A wealth of astute observations came from Dean, who lives in northern Wisconsin and hunts turkeys there. Noting that he has seen turkeys appear to be eating lichens or moss on the ground and on tree limbs, eating white cedar fronds during the winter and feeding on the vegetative mat of a peat bog, he writes, “Turkeys seem to be very willing to eat anything they can find. Doesn’t have to be strictly acorns, seeds or worms. During the winter, the birds around here disappear. You’d swear there wasn’t a turkey in Oneida or Vilas counties. My guess is they are in the cedar swamps or sticking very close to houses where people are feeding, despite the feeding and baiting ban.”

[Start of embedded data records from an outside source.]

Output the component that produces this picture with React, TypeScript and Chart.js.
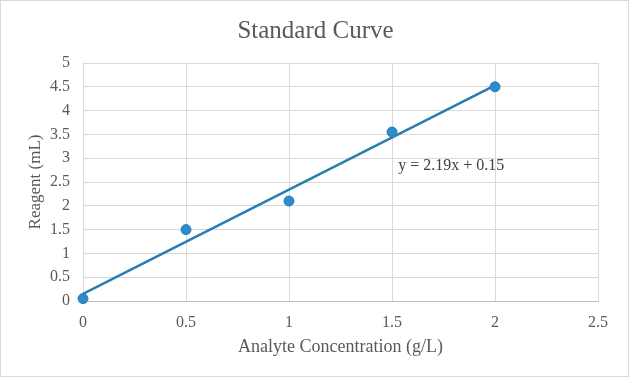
import React, { useEffect, useRef } from "react";
import { Chart, registerables } from "chart.js";

Chart.register(...registerables);

const concentrations = [0, 0.5, 1, 1.5, 2];
const reagent = [0.05, 1.5, 2.1, 3.55, 4.5];
const trendX = [0, 2];
const trendY = [0.15, 4.53];
const chartTitle = "Standard Curve";
const equationText = "y = 2.19x + 0.15";
const equationAt = { x: 1.53, y: 2.85 };

const FONT = "'Liberation Serif', 'DejaVu Serif', serif";

const chromePlugin = {
  id: "chrome",
  beforeDraw(chart: any) {
    const { ctx, width, height } = chart;
    ctx.save();
    ctx.fillStyle = "#ffffff";
    ctx.fillRect(0, 0, width, height);
    ctx.restore();
  },
  afterDraw(chart: any) {
    const { ctx, width, height, scales } = chart;
    ctx.save();
    ctx.strokeStyle = "#d9d9d9";
    ctx.lineWidth = 1;
    ctx.strokeRect(0.5, 0.5, width - 1, height - 1);
    ctx.fillStyle = "#595959";
    ctx.font = `25px ${FONT}`;
    ctx.textAlign = "center";
    ctx.textBaseline = "middle";
    ctx.fillText(chartTitle, width / 2 + 1, 31);
    ctx.fillStyle = "#404040";
    ctx.font = `16px ${FONT}`;
    ctx.textAlign = "left";
    ctx.fillText(
      equationText,
      scales.x.getPixelForValue(equationAt.x),
      scales.y.getPixelForValue(equationAt.y)
    );
    ctx.restore();
  },
};

const fmt = (v: any) => `${+v}`;

export default function App() {
  const ref = useRef<HTMLCanvasElement | null>(null);
  useEffect(() => {
    if (!ref.current) return;
    const chart = new Chart(ref.current, {
      type: "scatter",
      data: {
        datasets: [
          {
            label: "Trend",
            type: "line",
            data: trendX.map((x, i) => ({ x, y: trendY[i] })),
            borderColor: "#2a7db3",
            borderWidth: 2.5,
            pointRadius: 0,
            fill: false,
            clip: false,
            order: 2,
          } as any,
          {
            label: "Reagent",
            data: concentrations.map((x, i) => ({ x, y: reagent[i] })),
            backgroundColor: "#2e8bcb",
            borderColor: "#2a80bb",
            borderWidth: 1,
            pointRadius: 5,
            clip: false,
            order: 1,
          } as any,
        ],
      },
      options: {
        responsive: false,
        animation: false,
        layout: { padding: { top: 63, right: 31, bottom: 0, left: 0 } },
        plugins: {
          legend: { display: false },
          tooltip: { enabled: false },
          title: { display: false },
        },
        scales: {
          x: {
            type: "linear",
            min: 0,
            max: 2.5,
            afterFit: (s: any) => {
              s.height = 76;
            },
            ticks: {
              stepSize: 0.5,
              callback: fmt,
              color: "#595959",
              font: { family: FONT, size: 16 },
              padding: 12,
            },
            grid: { color: "#d9d9d9", drawTicks: false },
            border: { color: "#bfbfbf" },
            title: {
              display: true,
              text: "Analyte Concentration (g/L)",
              color: "#595959",
              font: { family: FONT, size: 18 },
              padding: { top: 0, bottom: 19 },
            },
          },
          y: {
            type: "linear",
            min: 0,
            max: 5,
            afterFit: (s: any) => {
              s.width = 83;
            },
            ticks: {
              stepSize: 0.5,
              callback: fmt,
              color: "#595959",
              font: { family: FONT, size: 16 },
              padding: 13,
            },
            grid: { color: "#d9d9d9", drawTicks: false },
            border: { color: "#d9d9d9" },
            title: {
              display: true,
              text: "Reagent (mL)",
              color: "#595959",
              font: { family: FONT, size: 17 },
              padding: { top: 25, bottom: 0 },
            },
          },
        },
      },
      plugins: [chromePlugin],
    });
    return () => chart.destroy();
  }, []);
  return (
    <div style={{ position: "fixed", left: 0, top: 0, width: 629, height: 377 }}>
      <canvas ref={ref} width={629} height={377} />
    </div>
  );
}
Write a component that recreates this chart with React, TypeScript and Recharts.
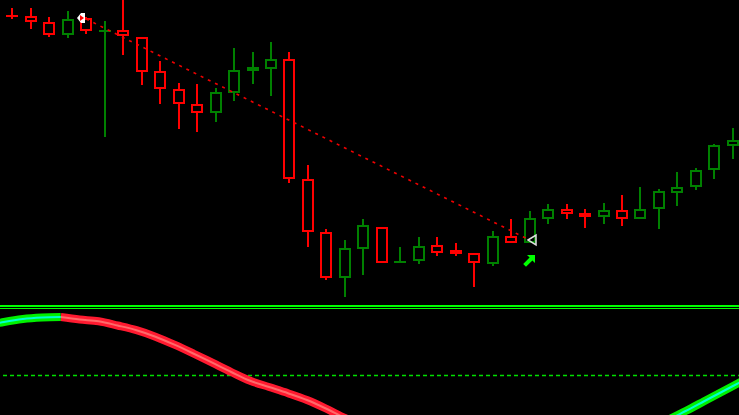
import { ComposedChart, Bar, Line, XAxis, YAxis, ReferenceLine } from 'recharts'

// price in chart points (higher = higher price)
const openPrice = [284, 284, 278, 265, 282, 268, 270, 263, 229, 211, 196, 187, 207, 229, 231, 241, 121, 68, 22, 51, 73, 37, 39, 55, 50, 47, 36, 64, 57, 81, 91, 87, 83, 90, 81, 91, 107, 113, 130, 154]
const highPrice = [292, 292, 283, 289, 283, 279, 300, 263, 239, 217, 216, 212, 252, 248, 258, 248, 135, 71, 60, 81, 73, 53, 63, 63, 57, 47, 69, 81, 89, 96, 96, 91, 97, 105, 113, 111, 128, 132, 156, 172]
const lowPrice = [281, 271, 263, 262, 266, 163, 245, 215, 196, 171, 168, 178, 199, 216, 204, 117, 53, 20, 3, 25, 37, 37, 36, 44, 44, 13, 34, 57, 57, 76, 81, 72, 76, 74, 81, 71, 94, 110, 121, 141]
const closePrice = [284, 278, 265, 281, 269, 270, 264, 228, 211, 196, 187, 208, 230, 233, 241, 121, 68, 22, 52, 75, 37, 39, 54, 47, 46, 37, 64, 57, 82, 91, 86, 83, 90, 81, 91, 109, 113, 130, 155, 160]

// lower window oscillator (0 = dotted level); first value is the bar just left of the window
const oscillator = [49, 53, 56, 57.5, 58, 55.5, 53.7, 49.5, 44.8, 38.3, 30.3, 21.5, 12.3, 3, -5.8, -12, -18.2, -25, -33.5, -43, -51, -57, -62, -65, -67, -68, -67.5, -66, -64, -62, -60, -58, -56, -54, -51, -48, -45, -36, -26, -16, -6]

const trendStart = { bar: 4, price: 281 }
const trendEnd = { bar: 28, price: 60 }
const flagMark = { bar: 4, price: 282 }
const closeMark = { bar: 28, price: 60 }
const buyArrow = { bar: 28, price: 38 }

const barIndex = openPrice.map((_, i) => i)

const priceRows = barIndex.map(i => ({
  bar: i,
  open: openPrice[i],
  high: highPrice[i],
  low: lowPrice[i],
  close: closePrice[i],
  range: [lowPrice[i], highPrice[i]],
  trend: i === trendStart.bar ? trendStart.price : i === trendEnd.bar ? trendEnd.price : null,
  flag: i === flagMark.bar ? flagMark.price : null,
  tri: i === closeMark.bar ? closeMark.price : null,
  arrow: i === buyArrow.bar ? buyArrow.price : null,
}))

const oscRows = oscillator.map((v, j) => {
  const prev = oscillator[j - 1]
  const next = oscillator[j + 1]
  const rising = (prev !== undefined && v > prev) || (next !== undefined && next > v)
  const falling = (prev !== undefined && v < prev) || (next !== undefined && next < v)
  return { bar: j - 1, up: rising ? v : null, down: falling ? v : null }
})

const BAND = 739 / 40

const Candle = (props: any) => {
  const { x, y, width, height, payload } = props
  const { open, close, high, low } = payload
  const cx = Math.round(x + width / 2)
  const k = height / (high - low)
  const top = Math.round(y + (high - Math.max(open, close)) * k)
  const bot = Math.round(y + (high - Math.min(open, close)) * k)
  const color = close > open ? '#008000' : '#ff0000'
  return (
    <g>
      <line x1={cx} x2={cx} y1={y} y2={y + height} stroke={color} strokeWidth={2} />
      {bot - top < 3 ? (
        <line x1={cx - 6} x2={cx + 6} y1={(top + bot) / 2} y2={(top + bot) / 2} stroke={color} strokeWidth={2} />
      ) : (
        <rect x={cx - 5} y={top + 1} width={10} height={bot - top - 2} fill="#000" stroke={color} strokeWidth={2} />
      )}
    </g>
  )
}

const FlagDot = (props: any) => {
  const { cx, cy, value } = props
  if (value == null || cy == null) return <g />
  const x = Math.round(cx)
  return (
    <g>
      <polygon points={`${x - 9},${cy} ${x - 5},${cy - 5} ${x - 1},${cy - 5} ${x - 1},${cy + 5} ${x - 5},${cy + 5}`} fill="#fff" />
      <polygon points={`${x - 6},${cy - 3} ${x - 2},${cy} ${x - 6},${cy + 3}`} fill="#ff0000" />
    </g>
  )
}

const TriDot = (props: any) => {
  const { cx, cy, value } = props
  if (value == null || cy == null) return <g />
  const x = Math.round(cx)
  return <polygon points={`${x - 2},${cy} ${x + 6},${cy - 5} ${x + 6},${cy + 5}`} fill="none" stroke="#e0e0e0" strokeWidth={1.5} />
}

const ArrowDot = (props: any) => {
  const { cx, cy, value } = props
  if (value == null || cy == null) return <g />
  const x = Math.round(cx) - 1
  const p = [[6, -7], [6, 1], [3.4, -1.6], [-3, 4.8], [-5.8, 2], [0.6, -4.4], [-2, -7]]
  return <polygon points={p.map(([a, b]) => `${x + a},${cy + b}`).join(' ')} fill="#00ff00" />
}

export default function App() {
  return (
    <div style={{ position: 'absolute', top: 0, left: 0, width: 739, height: 415, background: '#000', overflow: 'hidden' }}>
      <div style={{ position: 'absolute', top: 0, left: 0 }}>
        <ComposedChart width={745} height={300} data={priceRows} margin={{ top: 0, right: 0, bottom: 0, left: 0 }}>
          <XAxis dataKey="bar" type="category" hide padding={{ left: 3, right: 3 }} />
          <YAxis hide domain={[0, 300]} allowDataOverflow />
          <Line dataKey="trend" type="linear" connectNulls stroke="#f00000" strokeWidth={1.6} strokeDasharray="3 5" dot={false} isAnimationActive={false} />
          <Bar dataKey="range" shape={Candle} isAnimationActive={false} />
          <Line dataKey="flag" stroke="none" dot={FlagDot} isAnimationActive={false} />
          <Line dataKey="tri" stroke="none" dot={TriDot} isAnimationActive={false} />
          <Line dataKey="arrow" stroke="none" dot={ArrowDot} isAnimationActive={false} />
        </ComposedChart>
      </div>
      <div style={{ position: 'absolute', top: 304, left: -BAND }}>
        <ComposedChart width={745 + BAND} height={111} data={oscRows} margin={{ top: 0, right: 0, bottom: 0, left: 0 }}>
          <XAxis dataKey="bar" type="category" hide padding={{ left: 3, right: 3 }} />
          <YAxis hide domain={[-40, 71]} allowDataOverflow />
          <ReferenceLine y={69} stroke="#00ff00" strokeWidth={2} />
          <ReferenceLine y={66.5} stroke="#00ff00" strokeWidth={1} />
          <ReferenceLine y={-0.5} stroke="#00e000" strokeWidth={1.5} strokeDasharray="4 3" />
          <Line dataKey="down" type="monotone" stroke="#ff1a30" strokeWidth={8} dot={false} isAnimationActive={false} />
          <Line dataKey="down" type="monotone" stroke="#ff6a6a" strokeWidth={2} dot={false} isAnimationActive={false} />
          <Line dataKey="up" type="monotone" stroke="#00f000" strokeWidth={8} dot={false} isAnimationActive={false} />
          <Line dataKey="up" type="monotone" stroke="#00ffd0" strokeWidth={2} dot={false} isAnimationActive={false} />
        </ComposedChart>
      </div>
    </div>
  )
}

The “eat anything” aspect of turkeys is worrisome to those of us who wonder what native species may be displaced and destroyed by the birds in their new, Northwoods home. Some folks believe there is a correlation between the rise of turkeys and the decline in ruffed grouse numbers. Dean writes, “We have had rumors here for years that turkeys displace grouse, or at least reduce their numbers. True? Don’t know. I do know grouse numbers in southwestern Wisconsin have tumbled significantly over the last 30 years. Is it all due to habitat change? I can’t say. I know the DNR does not blame turkeys for any part of the grouse number tumble, but I would not be surprised at all if turkeys, upon flushing a hen grouse off her nest, pecked up the eggs. Now, how many turkeys per square mile would it take to bump into enough grouse to have an impact on their numbers? Don’t know. But I’ve watched turkeys spread out and move through a piece of hardwoods. They don’t miss many square inches.” Given that description, it is reasonable to assume that were the wild turkey not a popular game bird, state wildlife biologists would be taking active measures to prevent their expansion into new habitat.
If past history is any indication of the future, wild turkeys in Minnesota will continue to pioneer new, northern territory. Dean has observed during the spring hunting season that turkeys are continually on the move, scratching, pecking and walking. He believes turkeys in northern Wisconsin’s forests may travel as much as three miles per day. Snow and cold may not deter them. Dean writes, “They can roost in a tree for up to two weeks before they starve to death if the snow is too deep for them, but I have seen turkeys moving through powder two feet deep without a great degree of difficulty. They pack down trails just like deer.”
Such movements could explain some of the Minnesota sightings that seem to be well north of the turkey’s known range. What is difficult to explain is the wildlife management community’s apparent lack of curiosity about ecological consequences of the wild turkey’s northern invasion.